Prince, of Selinsgrove, is an assistant professor of English and creative writing at Susquehanna University, where she teaches courses in poetry, performance and activist writing, and Africana studies. She is the author of "Letters from the Other Woman," "How to Exterminate the Black Woman" and the forthcoming "Roadmap." The reading and Q&A event with Prince is scheduled for 6 p.m. Feb. 15 at the library at 541 Broadway St., Milton.

"We are so excited to welcome Monica Prince to the Milton Public Library, and to spend an evening listening to her work and learning about her experiences and writing process," said Library Director Kris LaVanish. "We are fortunate to have Susquehanna University in our backyard and that members of the university community share their time to help us offer a wide variety of library programs."

"Letters from the Other Woman" is a collection of poems that focus on the theme of adultery and cheating. "How to Exterminate the Black Woman" and "Roadmap" are choreopoems, a live performance piece that blends poetry, dance, art, music song and other forms of media, said Prince.

Prince's choreopoems "How to Exterminate the Black Woman" and "Roadmap" have been staged at Susquehanna University. She is the managing editor of the "Santa Fe Writers Project" and the co-author of the stage play "Pageant of Agitating Women."

Prince, who has spent six years at Susquehanna University, was originally hired as a creative writing fellowship in 2017. She intended to write poems and learn academia for only a year, but she was promoted at the university. She said she often reads and performs her work.

Doing events in libraries "is one of my favorite ways of engaging with the community," said Prince. "One of my former students works at Milton, so I'm excited to see her, but I'm excited to engage with a different community of writers."

Libraries are more about communities and engaging the act of learning and reading. When compared to events in book store, it's a lot less pressure, shesaid.

"It's going to be a lot of fun," she said. "I plan to read a couple of my poems, and have a conversation about what they think poetry is. I noticed we have a strict idea of what poetry is supposed to be. If we assume poetry is Shakespeare and has to rhyme and have a complicated meter scheme, it sounds scary. I prefer to introduce audiences to a whole new world of poetry. Let's talk about emotions, let's talk about content, let's talk about how to change someone's point of view through a particular point of view. It can be about love, it can be about flowers, it can be about anything you want, as long as you're committed to the act of creating art."

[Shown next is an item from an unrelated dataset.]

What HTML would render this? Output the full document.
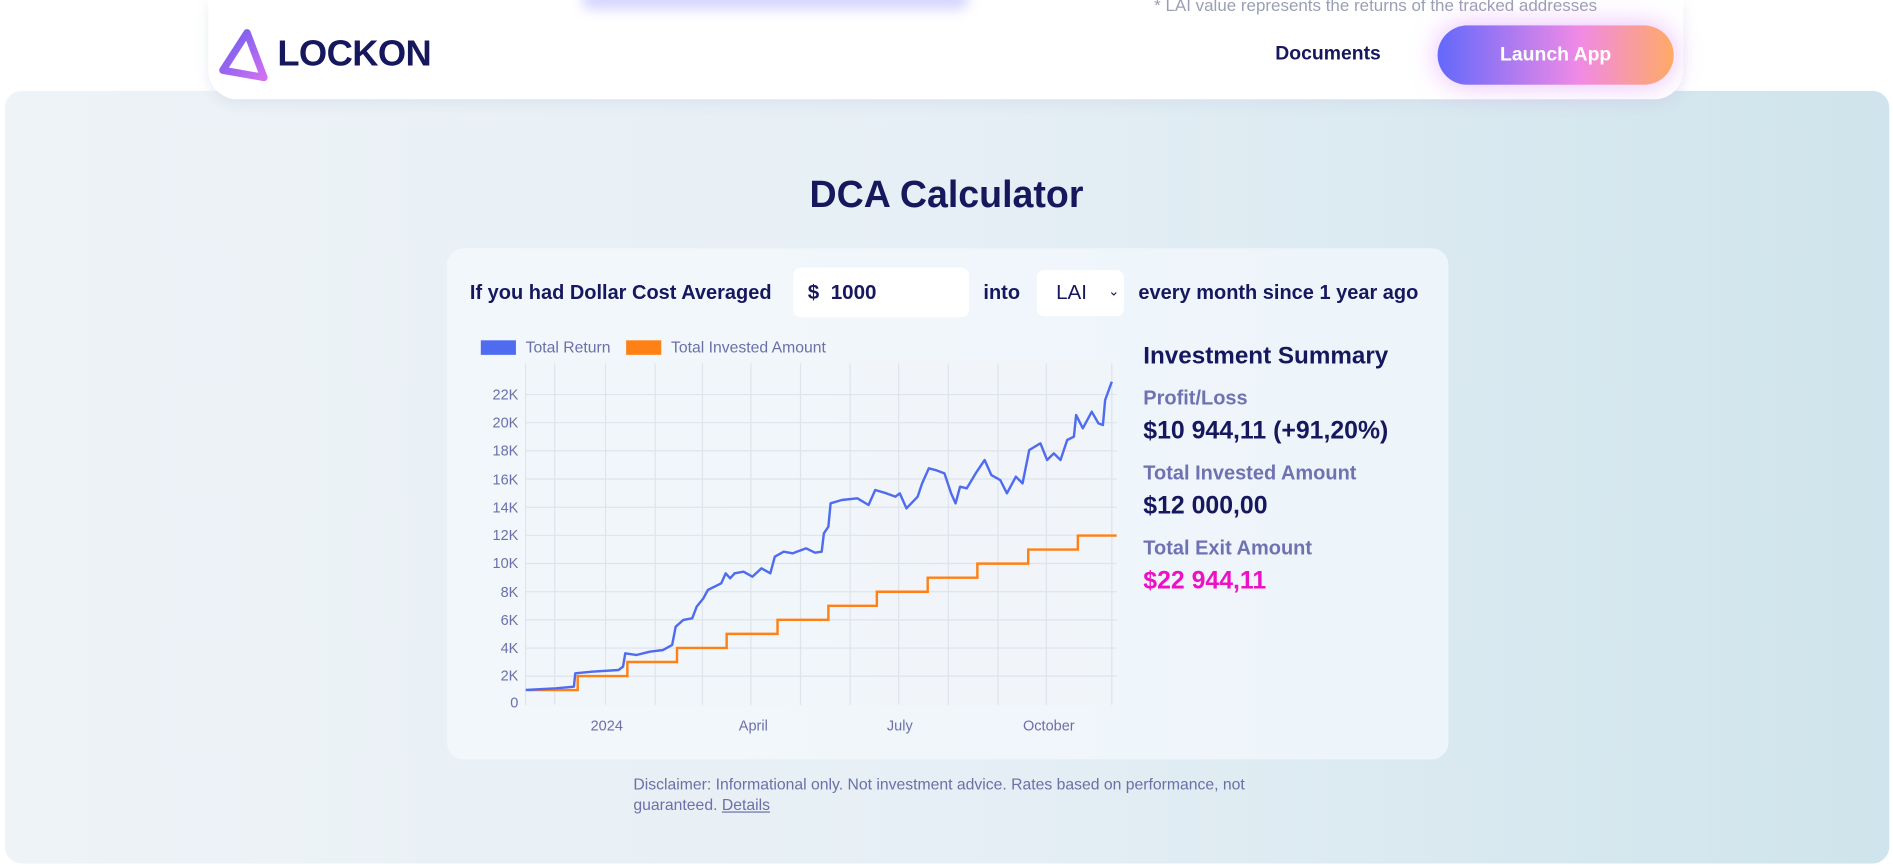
<!DOCTYPE html>
<html><head><meta charset="utf-8">
<style>
html,body{margin:0;padding:0;width:1893px;height:866px;overflow:hidden;background:#fff;font-family:"Liberation Sans",sans-serif;}
#w{position:absolute;left:0;top:0;width:1563px;height:715px;transform:scale(1.2111);transform-origin:0 0;}
.a{position:absolute;white-space:nowrap;}
.navy{color:#16185e;}
</style></head><body><div id="w">
<div class="a" style="left:4px;top:75px;width:1556px;height:638px;border-radius:14px;background:linear-gradient(90deg,#eef3f7 0%,#e6eff5 50%,#cfe4ec 100%);"></div>
<div class="a" style="left:172px;top:0;width:1218px;height:82px;border-radius:0 0 24px 24px;background:#fff;box-shadow:0 4px 10px rgba(200,210,230,0.4);"></div>
<div class="a" style="left:480px;top:-10px;width:320px;height:18px;border-radius:20px;background:#d6d6ff;filter:blur(5px);"></div>
<div class="a" style="left:953px;top:-4px;font-size:14px;color:#9aa0b4;">* LAI value represents the returns of the tracked addresses</div>
<svg class="a" style="left:180px;top:24px" width="46" height="44" viewBox="0 0 46 44"><defs><linearGradient id="lg" x1="0" y1="0" x2="1" y2="1"><stop offset="0" stop-color="#6b5cf0"/><stop offset="1" stop-color="#d070f0"/></linearGradient></defs><path d="M24 3 L4 34 L38 40 Z" fill="none" stroke="url(#lg)" stroke-width="6" stroke-linejoin="round"/></svg>
<div class="a navy" style="left:229px;top:28px;font-size:30px;font-weight:bold;letter-spacing:-0.5px;">LOCKON</div>
<div class="a navy" style="left:1053px;top:36px;font-size:16px;font-weight:bold;">Documents</div>
<div class="a" style="left:1187px;top:21px;width:195px;height:49px;border-radius:25px;background:linear-gradient(90deg,#6368fb,#f08ae6 60%,#ffaa66);box-shadow:0 0 22px rgba(220,140,255,0.6);color:#fff;font-size:16px;font-weight:bold;text-align:center;line-height:49px;">Launch App</div>
<div class="a navy" style="left:0;width:1563px;text-align:center;top:143px;font-size:31px;font-weight:bold;">DCA Calculator</div>
<div class="a" style="left:369px;top:205px;width:827px;height:422px;border-radius:14px;background:rgba(245,249,253,0.7);"></div>
<div class="a navy" style="left:388px;top:233px;font-size:16.5px;font-weight:bold;">If you had Dollar Cost Averaged</div>
<div class="a" style="left:655px;top:221px;width:145px;height:41px;border-radius:6px;background:#fff;"></div>
<div class="a navy" style="left:667px;top:232px;font-size:17px;font-weight:bold;">$&nbsp; 1000</div>
<div class="a navy" style="left:812px;top:233px;font-size:16.5px;font-weight:bold;">into</div>
<div class="a" style="left:856px;top:223px;width:72px;height:38px;border-radius:6px;background:#fff;"></div>
<div class="a navy" style="left:872px;top:232px;font-size:17px;">LAI</div>
<div class="a navy" style="left:915px;top:234px;font-size:11px;">&#8964;</div>
<div class="a navy" style="left:940px;top:233px;font-size:16.5px;font-weight:bold;">every month since 1 year ago</div>
<div class="a" style="left:397px;top:281px;width:29px;height:12px;background:#4f6cf0;"></div>
<div class="a" style="left:434px;top:279px;font-size:13px;color:#6b70a8;">Total Return</div>
<div class="a" style="left:517px;top:281px;width:29px;height:12px;background:#ff8014;"></div>
<div class="a" style="left:554px;top:279px;font-size:13px;color:#6b70a8;">Total Invested Amount</div>
<svg class="a" style="left:0;top:0" width="1563" height="715">
<rect x="436" y="297" width="486" height="286" fill="#f1f5f9" opacity="0.7"/>
<g stroke="#dfe4ea" stroke-width="1">
<line x1="434" y1="325.8" x2="922" y2="325.8"/><line x1="434" y1="349" x2="922" y2="349"/><line x1="434" y1="372.3" x2="922" y2="372.3"/><line x1="434" y1="395.5" x2="922" y2="395.5"/><line x1="434" y1="418.8" x2="922" y2="418.8"/><line x1="434" y1="442" x2="922" y2="442"/><line x1="434" y1="465.3" x2="922" y2="465.3"/><line x1="434" y1="488.6" x2="922" y2="488.6"/><line x1="434" y1="511.8" x2="922" y2="511.8"/><line x1="434" y1="535.1" x2="922" y2="535.1"/><line x1="434" y1="558.3" x2="922" y2="558.3"/>
<line x1="434" y1="300" x2="434" y2="582"/><line x1="458" y1="300" x2="458" y2="582"/><line x1="500" y1="300" x2="500" y2="582"/><line x1="541" y1="300" x2="541" y2="582"/><line x1="580" y1="300" x2="580" y2="582"/><line x1="620" y1="300" x2="620" y2="582"/><line x1="661" y1="300" x2="661" y2="582"/><line x1="702" y1="300" x2="702" y2="582"/><line x1="742" y1="300" x2="742" y2="582"/><line x1="783" y1="300" x2="783" y2="582"/><line x1="824" y1="300" x2="824" y2="582"/><line x1="864" y1="300" x2="864" y2="582"/><line x1="918" y1="300" x2="918" y2="582"/>
</g>
<g font-family="Liberation Sans,sans-serif" font-size="12" fill="#6b70a8" text-anchor="end">
<text x="428" y="330">22K</text><text x="428" y="353">20K</text><text x="428" y="376">18K</text><text x="428" y="400">16K</text><text x="428" y="423">14K</text><text x="428" y="446">12K</text><text x="428" y="469">10K</text><text x="428" y="493">8K</text><text x="428" y="516">6K</text><text x="428" y="539">4K</text><text x="428" y="562">2K</text><text x="428" y="584">0</text>
</g>
<g font-family="Liberation Sans,sans-serif" font-size="12" fill="#6b70a8" text-anchor="middle">
<text x="501" y="603">2024</text><text x="622" y="603">April</text><text x="743" y="603">July</text><text x="866" y="603">October</text>
</g>
<polyline fill="none" stroke="#ff8014" stroke-width="2" points="436,569.8 477,569.8 477,558.2 518,558.2 518,546.6 559,546.6 559,535 600,535 600,523.4 642,523.4 642,511.8 684,511.8 684,500.2 724,500.2 724,488.6 766,488.6 766,477 807,477 807,465.4 849,465.4 849,453.8 890,453.8 890,442.2 922,442.2"/>
<g transform="translate(363.3,198.2) scale(0.3686,0.2752)">
<polyline fill="none" stroke="#4f6cf0" stroke-width="2" vector-effect="non-scaling-stroke" stroke-linejoin="round" points="192,1350 260,1345 300,1340 303,1300 340,1295 400,1290 410,1280 415,1240 440,1245 470,1235 500,1230 520,1215 528,1160 545,1140 565,1135 575,1100 590,1075 600,1050 630,1030 640,1000 650,1015 660,1000 680,995 700,1010 720,985 740,1000 750,950 770,935 790,940 800,935 820,925 840,938 855,935 860,880 870,860 875,790 900,780 935,775 960,795 975,750 1000,760 1020,770 1030,760 1045,805 1070,770 1080,730 1095,685 1110,690 1130,700 1145,760 1155,790 1165,740 1180,745 1200,700 1220,660 1235,705 1255,720 1270,760 1290,710 1305,730 1320,630 1345,610 1360,660 1375,640 1390,660 1405,600 1420,590 1425,525 1440,565 1460,515 1475,550 1485,555 1490,480 1505,425"/>
</g>
</svg>
<div class="a navy" style="left:944px;top:283px;font-size:20px;font-weight:bold;">Investment Summary</div>
<div class="a" style="left:944px;top:320px;font-size:16.5px;font-weight:bold;color:#6f72b0;">Profit/Loss</div>
<div class="a navy" style="left:944px;top:344px;font-size:20.5px;font-weight:bold;">$10 944,11 (+91,20%)</div>
<div class="a" style="left:944px;top:382px;font-size:16.5px;font-weight:bold;color:#6f72b0;">Total Invested Amount</div>
<div class="a navy" style="left:944px;top:406px;font-size:20.5px;font-weight:bold;">$12 000,00</div>
<div class="a" style="left:944px;top:444px;font-size:16.5px;font-weight:bold;color:#6f72b0;">Total Exit Amount</div>
<div class="a" style="left:944px;top:468px;font-size:20.5px;font-weight:bold;color:#ee11c4;">$22 944,11</div>
<div class="a" style="left:523px;top:639px;font-size:13px;color:#6b70a8;line-height:17px;white-space:normal;width:530px;">Disclaimer: Informational only. Not investment advice. Rates based on performance, not guaranteed. <u>Details</u></div>
</div></body></html>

"How to Exterminate the Black Woman" is about a Black woman named Angela who performs poetry focusing on her decision to stay alive in a world that doesn't understand her or want her. She shatters into six different women named Loss, Expectation, Silence, Fury, Fear and New, who all play different roles as stereotypes of Black women, said Prince.

"Roadmap," which will be performed professionally for the first time in June by Paterson Performing Arts Development Council in New Jersey, focuses on a Black man named Dorian who is navigating the most likely cause of his death— homicide. He interrogates his family tree to see if nature versus nurture led to his untimely demise. It too navigates stereotypes of Black men, said Prince.

At the Feb. 15 event, Prince will read several poems from her published work, as well as a few new poems that are not published.